We were replacing a slow legacy system which ran on an eye-watering amount of EC2 hardware. There was a basic cache in this system, but only on exact searches – resulting in a poor cache hit ratio, and a big chunk of memory wasted to an ineffective cache. When the cache missed, users ended up waiting seconds for results. Not a great experience.

The aim was to build something faster, cheaper to run and improve cache hit ratio, by making the cache smarter. And implement redundancy – the existing system had a single cache server – a big single point of failure!

Step up Elasticsearch.

Cutting down the Amazon bill

The existing system was running on a big expensive box: a Windows m2.2xlarge costing $503 / month (over 1 year reserved), the replacement cache of the new system runs on 2x c3.large, running at $160 / month (again 1 year reserved), with more than enough overhead in capacity over the existing system to implement redundancy.

So a very decent saving, both on hardware costs and licensing moving entirely to open source.

Aside: c3.large instances are the bees knees. They’re the best bang for the buck in terms of CPU power, and come with a pair of local 16GB SSDs for storage. Elasticsearch flies on a RAID1 array of these.

Initial numbers

The system has only just rolled out to production traffic, and we’re still tweaking, but initial numbers look very good.

Elasticsearch peaked indexing at 3000 docs/s, and over a full 24 hours indexed a total of 100m documents. Every one of these becoming a delete after 15 minutes, so a high deletion rate too.

At the peak it was being hit with a qps of 140/s, served with an average latency of 35ms.

It’s a very modest index size (about 900MB total) – this is the key to serving this off such as a small amount of hardware, since we are only ever keeping a window of 15 minutes of data.

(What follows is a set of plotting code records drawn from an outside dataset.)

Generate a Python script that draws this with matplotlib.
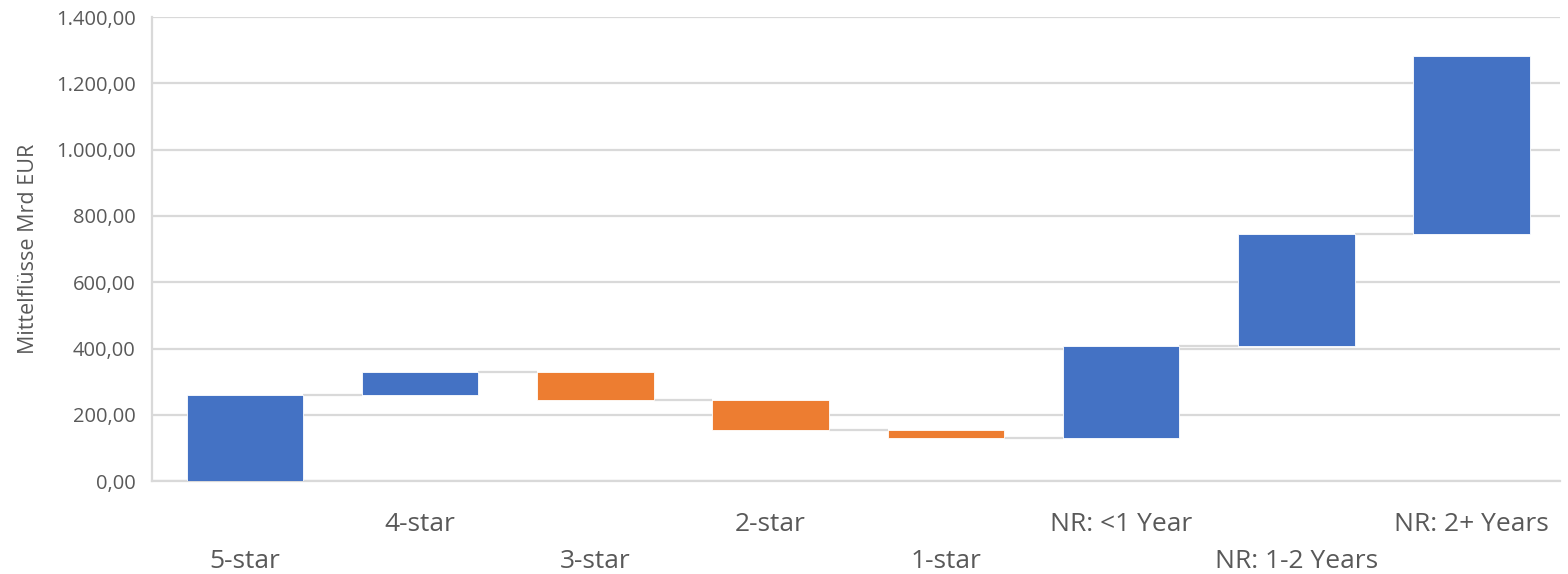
import matplotlib
matplotlib.use("Agg")
import matplotlib.pyplot as plt
from matplotlib.ticker import FuncFormatter

categories = ["5-star", "4-star", "3-star", "2-star", "1-star",
              "NR: <1 Year", "NR: 1-2 Years", "NR: 2+ Years"]
deltas = [259, 70, -84, -91, -23, 277, 337, 537]
y_ticks = [0, 200, 400, 600, 800, 1000, 1200, 1400]
y_label = "Mittelflüsse Mrd EUR"

BLUE = "#4472C4"
ORANGE = "#ED7D31"
GRID = "#D9D9D9"
TXT = "#595959"

plt.rcParams['font.family'] = ['Open Sans', 'DejaVu Sans']

fig = plt.figure(figsize=(15.68, 5.74), dpi=100)
ax = fig.add_axes([0.097, 0.162, 0.898, 0.808])

starts = []
ends = []
cur = 0
for d in deltas:
    starts.append(cur)
    cur += d
    ends.append(cur)

x = list(range(len(categories)))
width = 0.665
for i, (s, e, d) in enumerate(zip(starts, ends, deltas)):
    color = BLUE if d >= 0 else ORANGE
    ax.bar(i, e - s, bottom=s, width=width, color=color,
           edgecolor="#FFFFFF", linewidth=0.6, zorder=3)

# connectors
for i in range(len(categories) - 1):
    ax.plot([i + width / 2, i + 1 - width / 2], [ends[i], ends[i]],
            color=GRID, linewidth=1.6, zorder=2, solid_capstyle='butt')

ax.set_xlim(-0.53, len(categories) - 0.494)
ax.set_ylim(0, 1400)
ax.set_yticks(y_ticks)
ax.yaxis.set_major_formatter(FuncFormatter(
    lambda v, p: f"{v:,.2f}".replace(",", "X").replace(".", ",").replace("X", ".")))
ax.grid(axis='y', color=GRID, linewidth=1.6, zorder=0)
ax.set_axisbelow(True)

ax.set_xticks(x)
labels = [("\n" + c if i % 2 == 0 else c) for i, c in enumerate(categories)]
ax.set_xticklabels(labels)
for t in ax.get_xticklabels():
    t.set_linespacing(1.63)

ax.tick_params(axis='x', length=0, pad=22, labelsize=19, labelcolor=TXT)
ax.tick_params(axis='y', length=0, pad=12, labelsize=14.5, labelcolor=TXT)

for side in ['top', 'right']:
    ax.spines[side].set_visible(False)
for side in ['left', 'bottom']:
    ax.spines[side].set_color(GRID)
    ax.spines[side].set_linewidth(1.6)

ax.set_ylabel(y_label, fontsize=15.5, color=TXT, labelpad=12)

fig.savefig("out.png", dpi=100, facecolor="white")
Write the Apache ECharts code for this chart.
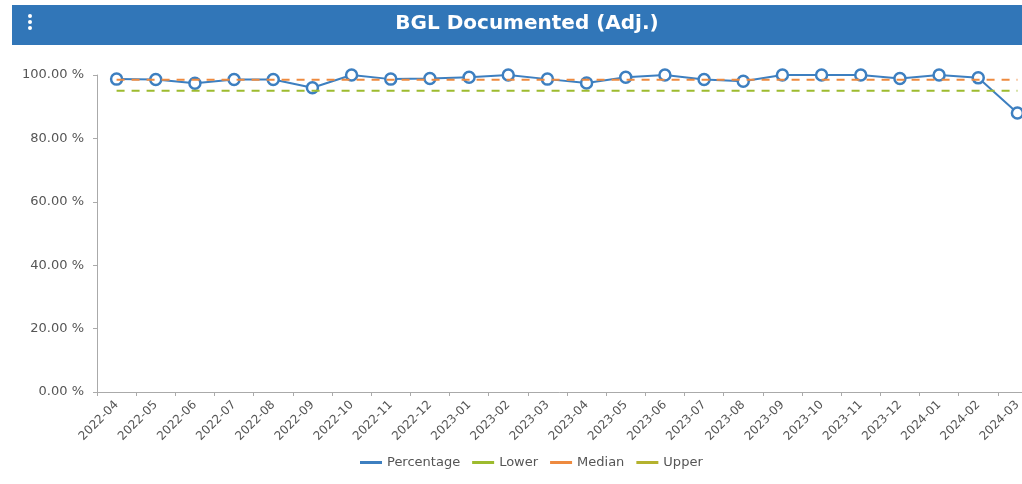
<!DOCTYPE html>
<html>
<head>
<meta charset="utf-8">
<style>
  html, body { margin: 0; padding: 0; background: #ffffff; }
  #chart { width: 1022px; height: 484px; }
</style>
<script src="https://cdn.jsdelivr.net/npm/echarts@6/dist/echarts.min.js"></script>
</head>
<body>
<div id="chart"></div>
<script>
// Monthly categories
const months = [
  '2022-04', '2022-05', '2022-06', '2022-07', '2022-08', '2022-09',
  '2022-10', '2022-11', '2022-12', '2023-01', '2023-02', '2023-03',
  '2023-04', '2023-05', '2023-06', '2023-07', '2023-08', '2023-09',
  '2023-10', '2023-11', '2023-12', '2024-01', '2024-02', '2024-03'
];

// Documented percentage per month
const percentage = [
  98.7, 98.6, 97.4, 98.6, 98.6, 96.0,
  100.0, 98.7, 98.9, 99.3, 100.0, 98.7,
  97.5, 99.3, 100.0, 98.6, 98.0, 100.0,
  100.0, 100.0, 98.9, 100.0, 99.1, 88.0
];

// Control limits
const lowerValue = 95.0;
const medianValue = 98.5;
const upperValue = 101.0;

const lower = months.map(() => lowerValue);
const median = months.map(() => medianValue);
const upper = months.map(() => upperValue);

// Y axis range
const yMin = 0;
const yMax = 100;
const yStep = 20;

const chart = echarts.init(document.getElementById('chart'), null, { renderer: 'canvas' });

const labelFont = '"DejaVu Sans", Verdana, sans-serif';
const blue = '#3d7fc0';

function limitSeries(name, data, color) {
  return {
    name: name,
    type: 'line',
    data: data,
    symbol: 'none',
    lineStyle: { color: color, width: 2, type: [8, 7] },
    itemStyle: { color: color },
    clip: true,
    z: 3
  };
}

chart.setOption({
  animation: false,
  backgroundColor: '#ffffff',
  graphic: [
    {
      type: 'rect',
      shape: { x: 12, y: 5, width: 1010, height: 40 },
      style: { fill: '#3176b8' },
      silent: true
    },
    { type: 'circle', shape: { cx: 30, cy: 16, r: 2 }, style: { fill: '#ffffff' } },
    { type: 'circle', shape: { cx: 30, cy: 22, r: 2 }, style: { fill: '#ffffff' } },
    { type: 'circle', shape: { cx: 30, cy: 28, r: 2 }, style: { fill: '#ffffff' } },
    {
      type: 'text',
      x: 527,
      y: 24,
      style: {
        text: 'BGL Documented (Adj.)',
        fill: '#ffffff',
        align: 'center',
        verticalAlign: 'middle',
        font: 'bold 20px "DejaVu Sans", sans-serif'
      }
    }
  ],
  grid: {
    left: 97,
    top: 75,
    width: 940,
    height: 317,
    outerBoundsMode: 'none',
    containLabel: false
  },
  legend: {
    bottom: 10,
    left: 355,
    icon: 'rect',
    itemWidth: 22,
    itemHeight: 3,
    itemGap: 12,
    textStyle: { color: '#555555', fontSize: 13, fontFamily: labelFont },
    data: [
      { name: 'Percentage', itemStyle: { color: blue, borderWidth: 0 } },
      'Lower', 'Median', 'Upper'
    ]
  },
  xAxis: {
    type: 'category',
    data: months,
    boundaryGap: true,
    axisLine: { lineStyle: { color: '#aaaaaa', width: 1 } },
    axisTick: { show: true, lineStyle: { color: '#aaaaaa' }, length: 4 },
    axisLabel: {
      rotate: 45,
      interval: 0,
      color: '#555555',
      fontSize: 12,
      fontFamily: labelFont,
      margin: 11
    },
    splitLine: { show: false }
  },
  yAxis: {
    type: 'value',
    min: yMin,
    max: yMax,
    interval: yStep,
    axisLine: { show: true, lineStyle: { color: '#aaaaaa', width: 1 } },
    axisTick: { show: true, length: 4, lineStyle: { color: '#aaaaaa' } },
    axisLabel: {
      color: '#555555',
      fontSize: 13,
      fontFamily: labelFont,
      margin: 13,
      formatter: v => v.toFixed(2) + ' %'
    },
    splitLine: { show: false }
  },
  series: [
    {
      name: 'Percentage',
      type: 'line',
      data: percentage,
      symbol: 'circle',
      symbolSize: 11,
      lineStyle: { color: blue, width: 2 },
      itemStyle: { color: '#ffffff', borderColor: blue, borderWidth: 2.5 },
      z: 2
    },
    limitSeries('Lower', lower, '#9dbb2e'),
    limitSeries('Median', median, '#ee8a3f'),
    limitSeries('Upper', upper, '#b4b22e')
  ]
});
</script>
</body>
</html>
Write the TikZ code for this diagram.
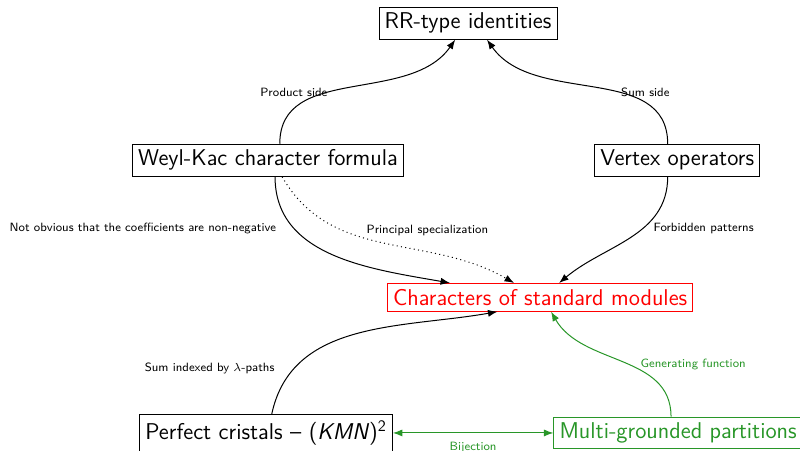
\documentclass[tikz,border=0pt]{standalone}
\usepackage{amsmath}
\usepackage{xcolor}
\usepackage{tikz}
\usetikzlibrary{arrows.meta, positioning, calc}
\renewcommand{\familydefault}{\sfdefault}
\definecolor{mgreen}{RGB}{40,150,40}
\tikzset{
    box/.style={draw, font=\fontsize{13.7}{16}\selectfont\sffamily, inner sep=3.4pt},
    lbl/.style={font=\fontsize{7.2}{9}\selectfont\sffamily, midway},
    gbox/.style={box, draw=mgreen, text=mgreen},
    rbox/.style={box, draw=red, text=red},
}

\begin{document}
\begin{tikzpicture}[>=Latex, semithick]
    \useasboundingbox (0,0) rectangle (16.87,-9.51);

    \node[box] (rr) at (9.87,-0.49) {RR-type identities};
    \node[box] (wk) at (5.65,-3.38) {Weyl-Kac character formula};
    \node[box] (vo) at (14.28,-3.38) {Vertex operators};
    \node[rbox] (chars) at (11.39,-6.27) {Characters of standard modules};
    \node[box] (pc) at (5.61,-9.13) {Perfect cristals -- (\textit{KMN})\textsuperscript{2}};
    \node[gbox] (mg) at (14.30,-9.13) {Multi-grounded partitions};

    % upper part
    \draw[->] ($(wk.north)+(0.25,0)$) to[out=90, in=-125]
        node[lbl, left=-5.5pt, pos=0.38] {Product side} ($(rr.south)+(-0.27,0)$);
    \draw[->] ($(vo.north)+(-0.2,0)$) to[out=90, in=-55]
        node[lbl, right=-4pt, pos=0.38] {Sum side} ($(rr.south)+(0.4,0)$);

    \draw[->] ($(wk.south)+(0.15,0)$) to[out=-90, in=170]
        node[lbl, left=7pt, pos=0.27] {Not obvious that the coefficients are non-negative} ($(chars.north)+(-1.9,0)$);
    \draw[->, dotted] ($(wk.south)+(0.3,0)$) to[out=-60, in=150]
        node[lbl, right=11pt, pos=0.32] {Principal specialization} ($(chars.north)+(-0.55,0)$);
    \draw[->] ($(vo.south)+(-0.2,0)$) to[out=-90, in=40]
        node[lbl, right=3pt, pos=0.4] {Forbidden patterns} ($(chars.north)+(0.4,0)$);

    % lower part
    \draw[->] ($(pc.north)+(0.12,0)$) to[out=78, in=190]
        node[lbl, left=8pt, pos=0.2] {Sum indexed by $\lambda$-paths} ($(chars.south)+(-0.9,0)$);
    \draw[->, mgreen] ($(mg.north)+(-0.15,0)$) to[out=90, in=-60]
        node[lbl, right=2.5pt, pos=0.45, text=mgreen] {Generating function} ($(chars.south)+(0.23,0)$);
    \draw[<->, mgreen] (pc) -- (mg)
        node[lbl, below=2pt, text=mgreen] {Bijection};
\end{tikzpicture}
\end{document}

It also leads to the curious situation of our data store size going up and down throughout the daily traffic cycle – not something you would see with a traditional document index!

Future developments

Overall we’ve been very happy with Elasticsearch – it has performed admirably. We’re now looking at implemented some great new features simply not possible before – a full faceted search interface for one.